Linked to this phenomenon is the distasteful Indian tendency in desisting from the pursuit of criminals responsible for the most heinous of crimes and actually surrendering them upon capture. The daughter of then home minister Mufti Mohammad Sayeed was kidnapped in 1989 and exchanged for a bunch of hardcore militants, as was the case with hostages on the kidnapped Indian Airlines flight flown to Kandahar in December 1999.

The Americans have always pursued wrongdoers with great zeal and perseverance, as would be evident of the pursuit of Eyad Ismail who was involved in the botched bombing of the WTC in 1993. Ismail escaped to Jordan before the Americans caught up with him and brought him back to the US to stand trial. Ismail was sentenced to 240 years of imprisonment in 1998 and was also ordered to pay $ 240 million as compensation.

However, the perseverance required in capturing bin Laden et al would require the skill of the Israeli Mossad. Among other feats, the Mossad successfully unmasked and captured dreaded Nazi Adolf Eichmann from Buenos Aires in 1960. It followed this feat by bombing Yasser Arafat's home in the 1980s and has dealt many a blow to the very kinds of terrorists holding the US to ransom presently.

The US should desist from the Indian practice of recognizing the grief of the next of kin by summoning them into the presence of an obtuse minister who launches into a long winded speech before presenting them with Rs 100,000. An appropriate way to recognize the grief of the next of kin would be to erect a memorial dedicated to 'they who perished in the senseless bombings of the 11th of September 2001.' It is important the future generations not forget the tragedy whose scope and magnitude have been aptly compared to the 1941 Japanese attack on Pearl Harbor.

Sustained rehabilitation programs, not cheque presenting photo-ops, allow the grief stricken to come to terms with their plight.

However, there is one aspect in which the US has a lot to learn and replicate from the GoI.

The GoI is extremely sensitive to attacking the sensibilities of any community within or outside the country lest it provoke communal outrages. The GoI learnt its lesson in 1984 after the assassination of Indira Gandhi and moved rapidly to defuse any possible atrocities on the Tamil speaking community in New Delhi in the aftermath of the assassination of Rajiv Gandhi in 1991. Likewise, it seems to have learnt from the 1993 riots in Mumbai and moved rapidly to prevent a repeat after the Coimbatore blasts of 1998.

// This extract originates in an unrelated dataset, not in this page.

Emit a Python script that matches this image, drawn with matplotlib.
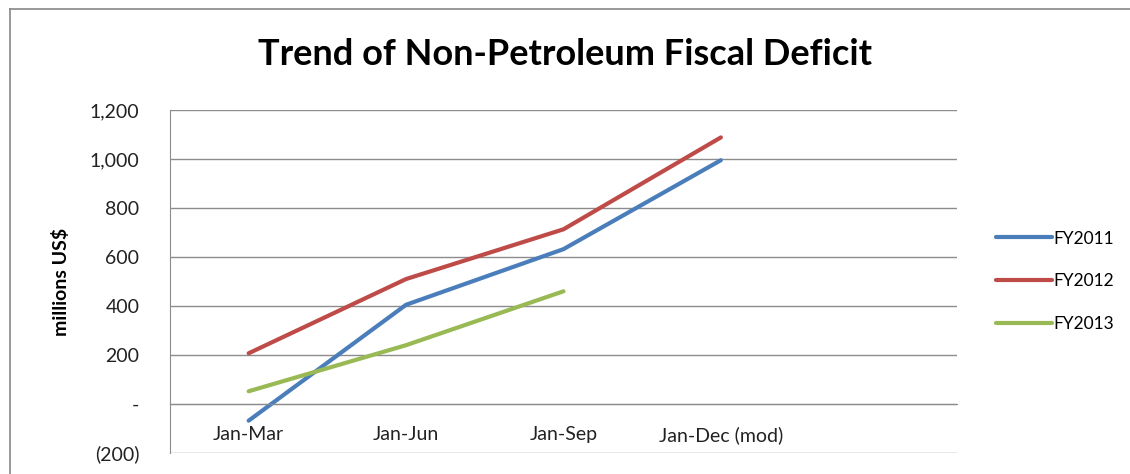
import matplotlib
matplotlib.use('Agg')
import matplotlib.pyplot as plt
from matplotlib.ticker import FuncFormatter
from matplotlib.lines import Line2D

plt.rcParams['font.family'] = ['Lato', 'DejaVu Sans']

periods = ['Jan-Mar', 'Jan-Jun', 'Jan-Sep', 'Jan-Dec (mod)']
fy2011 = [-68, 405, 632, 995]
fy2012 = [207, 510, 713, 1088]
fy2013 = [52, 240, 460]

fig = plt.figure(figsize=(11.3, 4.74), dpi=100)
ax = fig.add_axes([0.1504, 0.0443, 0.6965, 0.7237])

x = list(range(1, len(periods) + 1))
ax.plot(x, fy2011, color='#4A7EBB', lw=3, label='FY2011', solid_capstyle='round')
ax.plot(x, fy2012, color='#BE4B48', lw=3, label='FY2012', solid_capstyle='round')
ax.plot(x[:len(fy2013)], fy2013, color='#98B954', lw=3, label='FY2013', solid_capstyle='round')

ax.spines['top'].set_visible(False)
ax.spines['right'].set_visible(False)
ax.spines['bottom'].set_position(('data', 0))
ax.spines['bottom'].set_color('#8C8C8C')
ax.spines['left'].set_color('#8C8C8C')

ax.set_xlim(0.5, 5.5)
ax.set_ylim(-200, 1200)
ax.set_yticks(range(-200, 1201, 200))
ax.set_xticks(x)
ax.set_xticklabels(periods)

def fmt(v, pos):
    if v == 0:
        return '-'
    if v < 0:
        return '({:,.0f})'.format(-v)
    return '{:,.0f}'.format(v)

ax.yaxis.set_major_formatter(FuncFormatter(fmt))
ax.tick_params(axis='y', length=0, pad=22, labelsize=14, labelcolor='#222222')
ax.tick_params(axis='x', length=0, pad=16, labelsize=14, labelcolor='#222222')

ax.grid(axis='y', color='#8C8C8C', lw=1)
ax.set_axisbelow(True)

ax.set_ylabel('millions US$', fontsize=14, fontweight='bold', labelpad=14)

fig.text(0.5, 0.884, 'Trend of Non-Petroleum Fiscal Deficit', ha='center', va='center',
         fontsize=26, fontweight='bold')

ax.legend(loc='center left', bbox_to_anchor=(1.03, 0.5), frameon=False, fontsize=12.5,
          handlelength=3.2, handletextpad=0.1, labelspacing=1.55)

# chart border (top and left)
fig.add_artist(Line2D([10 / 1130, 1], [1 - 9 / 474, 1 - 9 / 474], color='#888888', lw=1.2))
fig.add_artist(Line2D([10 / 1130, 10 / 1130], [0, 1 - 9 / 474], color='#888888', lw=1.2))

fig.savefig('out.png', dpi=100)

The 1995 bombing of the Alfred P Murrah building in Oklahoma City, (ultimately linked to Timothy McVeigh), was blamed on Palestinian terrorists and was followed by calls for a counter jehad from Republicans galore. Senator John McCain, a POW from the Vietnam days seems to be baying for the blood of Palestinians with his pronouncements. And as the calls for revenge grow louder, the rhetoric becomes shriller, Dubya will have to act in haste just in order to lend legitimacy to himself.

And this invariably targets the wrong group, as in the case of Jimmy Carter instigating a review into the immigration status of Iranian students as a result of his failing to get at the government of Iran in 1978. Such precipitate action demonstrates no skill or ability to take swift action, it merely demonstrates impotence.

Barring its legendary restraint, the Government of India has precious little to offer to the US government despite its familiarity with the nature of the tragedy currently plaguing the US.